Ce que nous venons de dire des pays du midi ne s’applique pas à l’Autriche ; malgré ses velléités quasi libérales du congrès de Vienne, elle interpréta l’article 13 de l’acte fédéral de la seule manière qui pût se concilier avec sa crainte habituelle de tout changement et de tout mouvement politique. Elle se contenta donc de maintenir ou de rétablir[1] dans ses possessions allemandes les anciens états provinciaux, assemblées muettes et passives, depuis long-temps réduites à l’inertie la plus complète, et constituées de façon à ne gêner en rien l’action toute-puissante du gouvernement. Ce fut là, comme nous l’avons déjà dit, la marche suivie par les états secondaires du nord de l’Allemagne. Les uns, comme la Hesse électorale et le Holstein, ne tinrent aucun compte de l’article 13 et rétablirent le régime du bon plaisir pur et simple ; les autres, comme la Saxe, le Hanovre, le Mecklenbourg, remirent en vigueur leurs anciennes constitutions féodales, où la noblesse presque seule avait des droits politiques, et où ces droits eux-mêmes, n’étant plus que l’ombre des anciennes libertés du moyen-âge, ne pouvaient être considérés comme un contrepoids sérieux à l’influence de la cour et de l’administration. L’on garda ou l’on reprit paisiblement ses vieilles allures ; l’absolutisme régna sans contrôle, tantôt sage et modéré comme en Hanovre, tantôt absurde et tyrannique comme dans la Hesse électorale, mais partout supporté avec assez de patience par des populations dociles et dévouées à leurs souverains, chez lesquelles le besoin de la vie politique ne s’était pas encore éveillé.
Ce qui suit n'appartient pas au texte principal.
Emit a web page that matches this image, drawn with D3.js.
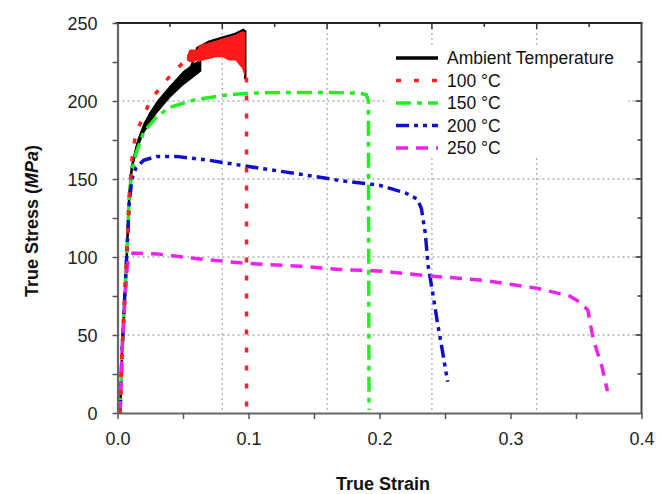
<!DOCTYPE html>
<html>
<head>
<meta charset="utf-8">
<script src="https://cdn.jsdelivr.net/npm/d3@7"></script>
<style>
  body { margin: 0; background: #fff; }
  text { font-family: "Liberation Sans", Arial, sans-serif; }
</style>
</head>
<body>
<div id="vis"></div>
<script>
// strain / stress pairs
var ambient = [[0.002,0],[0.0035,40],[0.007,100],[0.009,140],[0.011,158],[0.015,172],[0.02,183],[0.025,192],
    [0.03,198],[0.038,206],[0.05,216],[0.056,221],[0.061,234],[0.07,238],[0.08,240.5],[0.09,243],[0.096,245.5],
    [0.0975,244.5],[0.0975,214]];
// noisy part of the ambient curve: strain, low, high
var ambientBand = [[0.011,155,160],[0.015,168,175],[0.02,179,186],[0.03,192,200],[0.04,202,210],[0.05,210,219],
    [0.058,215,224],[0.064,219,227]];
var t100 = [[0.002,0],[0.0035,40],[0.007,100],[0.009,140],[0.011,162],[0.0134,177],[0.017,185],[0.025,200],
    [0.032,208],[0.038,214],[0.047,222],[0.054,228]];
// noisy part of the 100 C curve: strain, low, high
var t100Band = [[0.053,226,229],[0.055,225,233],[0.058,225,233],[0.061,226,233],[0.062,225,235.5],[0.065,226,236.5],
    [0.07,227,237.5],[0.075,228,238.5],[0.08,228,240],[0.085,226,241],[0.09,226,242.5],[0.095,221,244.5],[0.0975,215,244]];
var t100Drop = [[0.0985,215],[0.0985,0]];
var t150 = [[0.002,0],[0.0035,40],[0.007,100],[0.009,140],[0.011,155],[0.014,166],[0.02,180],[0.03,190],
    [0.04,196],[0.06,201],[0.08,203.5],[0.1,205],[0.13,205.5],[0.16,205.5],[0.185,205],[0.19,204],[0.1915,200],[0.192,2]];
var t200 = [[0.002,0],[0.0035,40],[0.007,100],[0.009,135],[0.011,150],[0.014,157],[0.02,162],[0.03,164.5],
    [0.045,164.5],[0.07,162],[0.1,158],[0.14,153],[0.17,149],[0.2,146],[0.22,141],[0.229,137],[0.232,131],
    [0.235,115],[0.237,95],[0.241,75],[0.244,59],[0.248,40],[0.252,20]];
var t250 = [[0.002,0],[0.0035,40],[0.0055,70],[0.0075,95],[0.0095,101],[0.012,102.5],[0.03,102],[0.06,99],
    [0.097,96],[0.14,94],[0.17,92],[0.2,91],[0.237,88],[0.28,85],[0.32,80],[0.345,75],[0.353,71],[0.359,66],
    [0.363,48],[0.37,29],[0.374,14]];

var seriesNames = ["Ambient Temperature", "100 \u00B0C", "150 \u00B0C", "200 \u00B0C", "250 \u00B0C"];
var seriesColors = ["#000000", "#ff2020", "#22ee22", "#1010cc", "#ee22ee"];
var seriesDash = [null, "5,13", "15,6,5,6", "13,5,4,5,4,5", "12,8"];

var xTicks = [0, 0.1, 0.2, 0.3, 0.4];
var yTicks = [0, 50, 100, 150, 200, 250];

var margin = {top: 23, right: 20, bottom: 81, left: 117.5},
    width = 641.5 - margin.left,
    height = 413 - margin.top;

var x = d3.scaleLinear().domain([0, 0.4]).range([0, width]);
var y = d3.scaleLinear().domain([0, 250]).range([height, 0]);

var svg = d3.select("#vis").append("svg")
    .attr("width", 662)
    .attr("height", 494)
    .append("g")
    .attr("transform", "translate(" + margin.left + "," + margin.top + ")");

// dotted grid
var grid = svg.append("g").attr("class", "grid")
    .attr("stroke", "#b0b0b0").attr("stroke-width", 1.3).attr("stroke-dasharray", "2,3");
grid.selectAll("line.h").data([50, 100, 150, 200]).enter().append("line")
    .attr("x1", 0).attr("x2", width)
    .attr("y1", function(d) { return y(d); }).attr("y2", function(d) { return y(d); });
grid.selectAll("line.v").data([0.08, 0.16, 0.24, 0.32]).enter().append("line")
    .attr("y1", 0).attr("y2", height)
    .attr("x1", function(d) { return x(d); }).attr("x2", function(d) { return x(d); });

var line = d3.line()
    .x(function(d) { return x(d[0]); })
    .y(function(d) { return y(d[1]); });

var band = d3.area()
    .x(function(d) { return x(d[0]); })
    .y0(function(d) { return y(d[1]); })
    .y1(function(d) { return y(d[2]); });

function drawLine(data, i, w) {
    svg.append("path")
        .datum(data)
        .attr("d", line)
        .attr("fill", "none")
        .attr("stroke", seriesColors[i])
        .attr("stroke-width", w || 3.5)
        .attr("stroke-dasharray", seriesDash[i]);
}

// ambient
svg.append("path").datum(ambientBand).attr("d", band).attr("fill", "#000");
drawLine(ambient, 0, 2.5);
// 150, 200, 250
drawLine(t150, 2);
drawLine(t200, 3);
drawLine(t250, 4);
// 100
drawLine(t100, 1);
svg.append("path").datum(t100Band).attr("d", band).attr("fill", "#ff1a1a");
drawLine(t100Drop, 1);

// frame: top and right
svg.append("line").attr("x1", -2).attr("x2", width + 1).attr("y1", 0).attr("y2", 0)
    .attr("stroke", "#222").attr("stroke-width", 2);
svg.append("line").attr("x1", width).attr("x2", width).attr("y1", 0).attr("y2", height + 1)
    .attr("stroke", "#444").attr("stroke-width", 2);

// top ticks every 0.04, right ticks every 25 (inward)
svg.selectAll("line.tt").data(d3.range(1, 10)).enter().append("line")
    .attr("x1", function(d) { return x(d * 0.04); }).attr("x2", function(d) { return x(d * 0.04); })
    .attr("y1", 0).attr("y2", function(d) { return d % 2 == 0 ? 6 : 4; })
    .attr("stroke", "#333").attr("stroke-width", 1.5);
svg.selectAll("line.rt").data(d3.range(1, 10)).enter().append("line")
    .attr("y1", function(d) { return y(d * 25); }).attr("y2", function(d) { return y(d * 25); })
    .attr("x1", width).attr("x2", function(d) { return d % 2 == 0 ? width - 6 : width - 4; })
    .attr("stroke", "#333").attr("stroke-width", 1.5);

// axes
var xAxis = d3.axisBottom(x).tickValues(d3.range(0, 9).map(function(i) { return i * 0.05; }))
    .tickSize(6).tickSizeOuter(0)
    .tickFormat(function(d) { return xTicks.indexOf(+d.toFixed(2)) >= 0 ? d3.format(".1f")(d) : ""; });
var yAxis = d3.axisLeft(y).tickValues(d3.range(0, 11).map(function(i) { return i * 25; }))
    .tickSize(5).tickSizeOuter(0)
    .tickFormat(function(d) { return yTicks.indexOf(d) >= 0 ? d : ""; });

var gx = svg.append("g").attr("transform", "translate(0," + height + ")").call(xAxis);
var gy = svg.append("g").call(yAxis);
[gx, gy].forEach(function(g) {
    g.select(".domain").attr("stroke", "#666").attr("stroke-width", 2.2);
    g.selectAll(".tick line").attr("stroke", "#555").attr("stroke-width", 1.5);
    g.selectAll(".tick text").style("font-size", "18px").attr("fill", "#222")
        .style("font-family", "'Liberation Sans', Arial, sans-serif");
});
gx.selectAll(".tick text").attr("y", 19).attr("dy", "0.71em");
gy.selectAll(".tick text").attr("x", -20).attr("dy", "0.34em");

// axis titles
svg.append("text")
    .attr("x", 383 - margin.left)
    .attr("y", 490 - margin.top)
    .attr("text-anchor", "middle")
    .style("font-size", "18px").style("font-weight", "bold").attr("fill", "#111")
    .text("True Strain");

var yt = svg.append("text")
    .attr("transform", "translate(" + (38 - margin.left) + "," + (221 - margin.top) + ") rotate(-90)")
    .attr("text-anchor", "middle")
    .style("font-size", "18px").style("font-weight", "bold").attr("fill", "#111");
yt.append("tspan").text("True Stress (");
yt.append("tspan").style("font-style", "italic").text("MPa");
yt.append("tspan").text(")");

// legend
var legend = svg.append("g").attr("transform", "translate(" + (396 - margin.left) + "," + (58 - margin.top) + ")");
legend.append("rect").attr("x", -8).attr("y", -12).attr("width", 240).attr("height", 112).attr("fill", "#fff");
var item = legend.selectAll(".legend").data(seriesNames).enter().append("g")
    .attr("class", "legend")
    .attr("transform", function(d, i) { return "translate(0," + (i * 22.5) + ")"; });
item.append("line")
    .attr("x1", 0).attr("x2", 42).attr("y1", 0).attr("y2", 0)
    .attr("stroke", function(d, i) { return seriesColors[i]; })
    .attr("stroke-width", 3.5)
    .attr("stroke-dasharray", function(d, i) { return seriesDash[i]; });
item.append("text")
    .attr("x", 51).attr("dy", "0.35em")
    .style("font-size", "17.5px").attr("fill", "#111")
    .text(function(d) { return d; });
</script>
</body>
</html>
La Prusse était dans une position toute particulière, comme tenant

  1. L’empereur d’Autriche, rentré en possession du Tyrol, y rétablit, le 14 mars 1816, les anciens états, supprimés sous la domination bavaroise. Un écrivain allemand appelle ces états « des diètes à postulats qu’on ouvre solennellement à onze heures et qu’on congédie non moins solennellement à midi, après qu’elles ont entendu et approuvé les propositions d’impôts du gouvernement. » Ces propositions sont ce qu’on appelle postulats. Les états dont nous parlons n’ont aucune part à la législation ; ils ont le droit de faire des pétitions et des remontrances, mais qu’ils ne peuvent envoyer à l’empereur qu’avec son consentement.